By Alan Hewett, Chiltern Landcare member

How many of us are guilty of driving our cars a short distance rather than walking? It’s not good for the car, the environment or us. Walking it seems is a lost art. It is low impact, and can be done at any time and at your own pace. Thirty minutes of brisk walking benefits the heart, lungs, muscles, blood pressure and bones. A study by the University of Pittsburgh has shown that for people in midlife, walking ten kilometres a week can protect brain size and reduce the risk of future memory decline.

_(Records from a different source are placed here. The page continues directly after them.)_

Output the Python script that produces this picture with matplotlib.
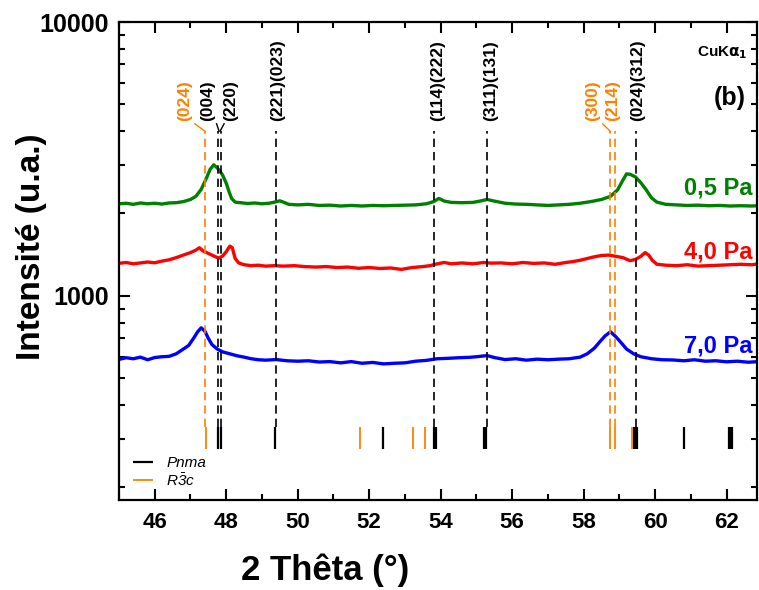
import matplotlib
matplotlib.use("Agg")
import matplotlib.pyplot as plt
from matplotlib.ticker import FixedLocator, NullFormatter, FuncFormatter, MultipleLocator

plt.rcParams['font.family'] = ['Liberation Sans', 'DejaVu Sans']
plt.rcParams['mathtext.fontset'] = 'custom'
plt.rcParams['mathtext.rm'] = 'Liberation Sans:italic'
plt.rcParams['mathtext.it'] = 'Liberation Sans:italic'

# 1. Data

x_05 = [45.0, 45.2, 45.4, 45.6, 45.8, 46.0, 46.2, 46.4, 46.6, 46.8, 47.0, 47.15, 47.3, 47.45,
        47.55, 47.65, 47.72, 47.8, 47.9, 48.0, 48.08, 48.15, 48.25, 48.4, 48.6, 48.8, 49.0,
        49.2, 49.35, 49.5, 49.6, 49.75, 50.0, 50.3, 50.6, 50.9, 51.2, 51.5, 51.8, 52.1, 52.4,
        52.7, 53.0, 53.3, 53.6, 53.8, 53.95, 54.1, 54.3, 54.6, 54.9, 55.1, 55.3, 55.5, 55.8,
        56.1, 56.4, 56.7, 57.0, 57.3, 57.6, 57.9, 58.2, 58.5, 58.75, 58.95, 59.1, 59.2, 59.3,
        59.45, 59.6, 59.75, 59.9, 60.05, 60.3, 60.6, 60.9, 61.2, 61.5, 61.8, 62.1, 62.4, 62.7, 62.9]
y_05 = [2170, 2180, 2160, 2185, 2170, 2180, 2165, 2185, 2190, 2210, 2250, 2310, 2450, 2700,
        2900, 3010, 2960, 2880, 2760, 2580, 2400, 2270, 2200, 2190, 2175, 2185, 2170,
        2180, 2200, 2225, 2200, 2160, 2150, 2160, 2140, 2145, 2130, 2140, 2130, 2140, 2135,
        2140, 2145, 2150, 2170, 2210, 2270, 2220, 2195, 2190, 2195, 2220, 2250, 2220, 2180,
        2165, 2160, 2150, 2140, 2150, 2160, 2180, 2210, 2250, 2310, 2440, 2650, 2790, 2780,
        2720, 2590, 2440, 2280, 2200, 2160, 2150, 2140, 2145, 2135, 2140, 2130, 2135, 2130, 2135]

x_40 = [45.0, 45.2, 45.4, 45.6, 45.8, 46.0, 46.2, 46.4, 46.6, 46.8, 47.0, 47.15, 47.25, 47.35,
        47.45, 47.55, 47.7, 47.8, 47.9, 48.0, 48.1, 48.17, 48.25, 48.35, 48.5, 48.7, 48.9,
        49.1, 49.35, 49.6, 49.9, 50.2, 50.5, 50.8, 51.1, 51.4, 51.7, 52.0, 52.3, 52.6, 52.9,
        53.2, 53.5, 53.7, 53.9, 54.1, 54.3, 54.6, 54.9, 55.2, 55.4, 55.7, 56.0, 56.3, 56.6,
        56.9, 57.2, 57.5, 57.7, 57.9, 58.1, 58.3, 58.5, 58.7, 58.9, 59.1, 59.3, 59.45, 59.6,
        59.72, 59.82, 59.92, 60.05, 60.3, 60.6, 60.9, 61.2, 61.5, 61.8, 62.1, 62.4, 62.7, 62.9]
y_40 = [1316, 1325, 1310, 1320, 1330, 1322, 1340, 1355, 1380, 1410, 1440, 1470, 1500, 1460,
        1440, 1420, 1390, 1375, 1400, 1450, 1520, 1500, 1370, 1320, 1300, 1290, 1295,
        1285, 1290, 1285, 1290, 1280, 1275, 1280, 1270, 1275, 1262, 1270, 1260, 1265, 1250,
        1270, 1280, 1290, 1310, 1325, 1310, 1320, 1310, 1325, 1318, 1320, 1310, 1325, 1315,
        1320, 1305, 1325, 1335, 1350, 1370, 1390, 1405, 1410, 1395, 1380, 1345, 1360, 1395,
        1440, 1410, 1350, 1305, 1295, 1290, 1300, 1285, 1290, 1295, 1300, 1305, 1300, 1310]

x_70 = [45.0, 45.2, 45.4, 45.6, 45.8, 46.0, 46.2, 46.4, 46.6, 46.8, 46.95, 47.1, 47.2, 47.3,
        47.4, 47.5, 47.6, 47.75, 47.9, 48.1, 48.3, 48.5, 48.7, 48.9, 49.1, 49.4, 49.7, 50.0,
        50.3, 50.6, 50.9, 51.2, 51.5, 51.8, 52.1, 52.4, 52.7, 53.0, 53.3, 53.6, 53.9, 54.2,
        54.5, 54.8, 55.0, 55.3, 55.5, 55.8, 56.1, 56.4, 56.7, 57.0, 57.3, 57.6, 57.9, 58.1,
        58.3, 58.45, 58.6, 58.75, 58.9, 59.05, 59.2, 59.4, 59.6, 59.9, 60.2, 60.5, 60.8, 61.1,
        61.4, 61.7, 62.0, 62.3, 62.6, 62.9]
y_70 = [587, 595, 590, 598, 585, 596, 600, 602, 615, 640, 660, 705, 740, 765,
        745, 700, 665, 640, 625, 615, 605, 598, 590, 585, 583, 586, 580, 578,
        580, 574, 576, 570, 576, 568, 572, 565, 568, 570, 578, 582, 590, 592,
        595, 597, 600, 606, 596, 586, 590, 583, 588, 585, 588, 590, 598, 615,
        645, 680, 715, 740, 710, 675, 640, 615, 600, 590, 585, 584, 580, 585,
        578, 580, 575, 578, 573, 576]

series_labels = ['0,5 Pa', '4,0 Pa', '7,0 Pa']

# reference pattern positions
pnma_pos = [47.77, 47.85, 49.36, 52.39, 53.80, 53.86, 55.22, 55.28,
            59.42, 59.46, 59.50, 60.80, 62.07, 62.12, 62.16]
r3c_pos = [47.43, 51.75, 53.23, 53.57, 58.73, 58.89, 59.36, 62.87]

# indexed peaks
peaks_black = [47.77, 47.84, 49.38, 53.81, 55.30, 59.47]
peaks_orange = [47.40, 58.74, 58.89]
hkl_labels = ['(024)', '(004)', '(220)', '(221)(023)', '(114)(222)', '(311)(131)',
              '(300)', '(214)', '(024)(312)']
hkl_x = [46.84, 47.47, 48.13, 49.45, 53.91, 55.40, 58.26, 58.82, 59.52]
hkl_colors = ['#ff7f00', 'k', 'k', 'k', 'k', 'k', '#ff7f00', '#ff7f00', 'k']

# 2. Figure
fig = plt.figure(figsize=(7.59, 5.90), dpi=100)
ax = fig.add_axes([119 / 759, 90 / 590, 638 / 759, 478 / 590])

ax.plot(x_05, y_05, color='#008000', lw=2.4)
ax.plot(x_40, y_40, color='#ff0000', lw=2.4)
ax.plot(x_70, y_70, color='#0000ff', lw=2.4)

ax.set_yscale('log')
ax.set_xlim(45, 62.85)
ax.set_ylim(180, 10000)

# dashed guide lines
ax.vlines(peaks_black, 332, 4000, colors='k', linestyles=(0, (5, 3)), lw=1.2)
ax.vlines(peaks_orange, 332, 4000, colors='#ff7f00', linestyles=(0, (5, 3)), lw=1.2)

# connectors from labels to lines
ax.plot([47.12, 47.40], [4250, 4000], color='#ff7f00', lw=1)
ax.plot([47.73, 47.80], [4250, 4000], color='k', lw=1)
ax.plot([47.94, 47.83], [4250, 4000], color='k', lw=1)
ax.plot([58.53, 58.74], [4250, 4000], color='#ff7f00', lw=1)

for xl, lab, c in zip(hkl_x, hkl_labels, hkl_colors):
    ax.text(xl, 4350, lab, rotation=90, ha='center', va='bottom', color=c,
            fontsize=12.5, fontweight='bold')

# reference bars
ax.vlines(pnma_pos, 277, 333, colors='k', lw=1.6, label='Pnma')
ax.vlines(r3c_pos, 277, 333, colors='#ff7f00', lw=1.3, label=r'$R\bar{3}c$')
leg = ax.legend(loc='lower left', bbox_to_anchor=(0.0, -0.005), frameon=False,
                handlelength=1.3, handletextpad=0.9, labelspacing=0.1,
                prop={'style': 'italic', 'size': 11})

# series labels
ax.text(0.993, 0.652, series_labels[0], transform=ax.transAxes, ha='right', va='center',
        color='#008000', fontsize=17, fontweight='bold')
ax.text(0.993, 0.519, series_labels[1], transform=ax.transAxes, ha='right', va='center',
        color='#ff0000', fontsize=17, fontweight='bold')
ax.text(0.993, 0.322, series_labels[2], transform=ax.transAxes, ha='right', va='center',
        color='#0000ff', fontsize=17, fontweight='bold')

ax.text(0.985, 0.935, r'CuK$\mathbf{\alpha}_{\mathbf{1}}$', transform=ax.transAxes,
        ha='right', va='center', fontsize=11, fontweight='bold')
ax.text(0.983, 0.842, '(b)', transform=ax.transAxes, ha='right', va='center',
        fontsize=18, fontweight='bold')

# ticks
ax.xaxis.set_major_locator(MultipleLocator(2))
ax.xaxis.set_minor_locator(MultipleLocator(1))
ax.yaxis.set_major_locator(FixedLocator([1000, 10000]))
ax.yaxis.set_minor_locator(FixedLocator([200, 300, 400, 500, 600, 700, 800, 900,
                                         2000, 3000, 4000, 5000, 6000, 7000, 8000, 9000]))
ax.yaxis.set_major_formatter(FuncFormatter(lambda v, p: '%d' % v))
ax.yaxis.set_minor_formatter(NullFormatter())
ax.tick_params(which='both', direction='in', top=True, right=True, width=1.5)
ax.tick_params(which='major', length=8)
ax.tick_params(which='minor', length=4)
ax.tick_params(axis='x', labelsize=16, pad=9)
ax.tick_params(axis='y', labelsize=18, pad=7)
for t in ax.get_xticklabels() + ax.get_yticklabels():
    t.set_fontweight('bold')
for s in ax.spines.values():
    s.set_linewidth(1.6)

ax.set_xlabel('2 Thêta (°)', fontsize=25, fontweight='bold')
ax.xaxis.set_label_coords(0.323, -0.112)
ax.set_ylabel('Intensité (u.a.)', fontsize=24, fontweight='bold')
ax.yaxis.set_label_coords(-0.113, 0.53)

plt.savefig('out.png', dpi=100)
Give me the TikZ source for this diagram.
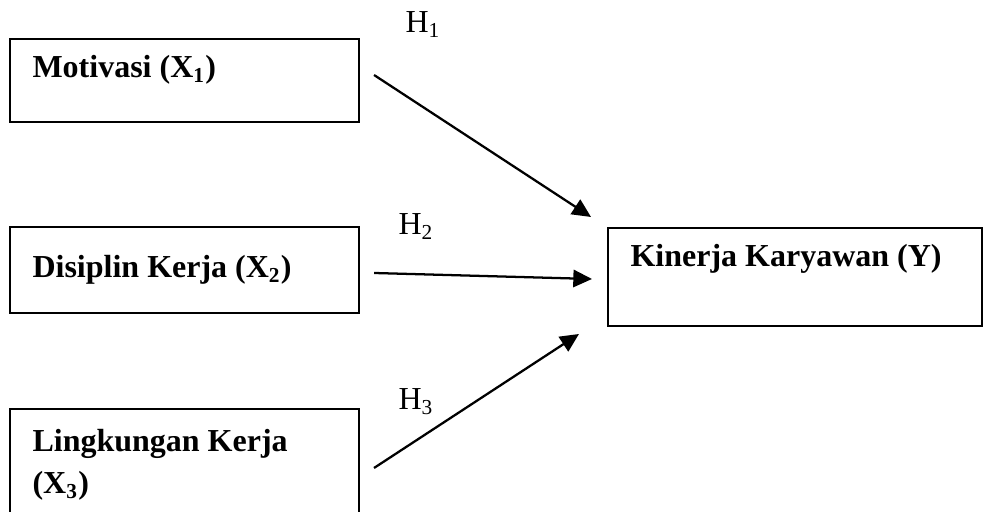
\documentclass[tikz,border=0pt]{standalone}
\usepackage{fontspec}
\setmainfont{Liberation Serif}
\usetikzlibrary{arrows.meta}

\begin{document}
\begin{tikzpicture}[x=0.375pt, y=0.375pt,
    varbox/.style={draw, line width=0.75pt, rectangle, minimum width=130.9pt, inner sep=0},
    varlbl/.style={anchor=base west, inner sep=0, align=left,
        font=\fontsize{12}{15.75}\selectfont\bfseries},
    hyplbl/.style={anchor=base west, inner sep=0, font=\fontsize{12}{14}\selectfont},
    hyparrow/.style={line width=0.85pt, -{Triangle[length=7pt, width=6.5pt]}}]

    \useasboundingbox (0,0) rectangle (991,512);

    % Variabel bebas (X1, X2, X3)
    \node[varbox, minimum height=31.1pt] (mot) at (184.5, 431.5) {};
    \node[varlbl] (motlbl) at (32, 434) {Motivasi (X\textsubscript{1})};

    \node[varbox, minimum height=32.25pt] (dis) at (184.5, 242) {};
    \node[varlbl] (dislbl) at (32, 234) {Disiplin Kerja (X\textsubscript{2})};

    \node[varbox, minimum height=45.4pt] (lin) at (184.5, 42.5) {};
    \node[varlbl] (linlbl) at (32, 18) {Lingkungan Kerja\\(X\textsubscript{3})};

    % Variabel terikat (Y)
    \node[varbox, minimum width=140.25pt, minimum height=36.75pt] (kin) at (795, 235) {};
    \node[varlbl] (kinlbl) at (630, 245) {Kinerja Karyawan (Y)};

    % Hipotesis H1, H2, H3
    \draw[hyparrow] ([shift={(14,5.5)}]mot.east) -- ([shift={(-16,10)}]kin.north west);
    \draw[hyparrow] ([shift={(14,-3)}]dis.east) -- ([shift={(-15,-2)}]kin.west);
    \draw[hyparrow] ([shift={(14,1.5)}]lin.east) -- ([shift={(-28,-7)}]kin.south west);

    \node[hyplbl] (h1) at (405, 479) {H\textsubscript{1}};
    \node[hyplbl] (h2) at (398, 277) {H\textsubscript{2}};
    \node[hyplbl] (h3) at (398, 102) {H\textsubscript{3}};

\end{tikzpicture}
\end{document}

Before the invention of the motor car and rail transport, excepting those who could afford to travel by horse or carriage, you walked every where. Of course many walked out of necessity and the idea of walking for health or pleasure while enjoying the landscape developed slowly. Two of the greatest exponents of walking were William Wordsworth, the famous poet, and his sister Dorothy. They pioneered walking in the Lake District and both were capable of walking long distances in all seasons. For Wordsworth walking was not just a mode of travelling but central to his life and art.

As walking for pleasure increased in popularity the desire to walk long distances began to spread. In England Alfred Wainwright developed the coast to coast walk, a 309 kilometre walk across England from the Irish Sea to the North Sea. Hikers don’t have to carry heavy packs as they can stay in accommodation in towns overnight.

Recently, to commemorate the 100th anniversary of World War 1, a European peace walk of 550 kilometres, from Vienna to Trieste has been created. It takes twenty three days, averaging about twenty five kilometres per day. It may appear daunting but there are supporting services and cheap accommodation.

These walks are challenging, but you are never far from civilisation. A far more difficult prospect is the Australian Alps Walking Track, a 659 kilometre walk from Walhalla in Victoria to the outskirts of Canberra. Passing through the highest country in Australia and subject to extremes of weather it is not for the faint hearted. No cosy accommodation here, everything must be carried. Fitness and self-sufficiency are vital, but what better way to enjoy and identify with the natural landscape.

The benefits of walking are many, not just physical; consider the words of Friedrich Nietzsche, ‘all truly great thoughts are conceived while walking.’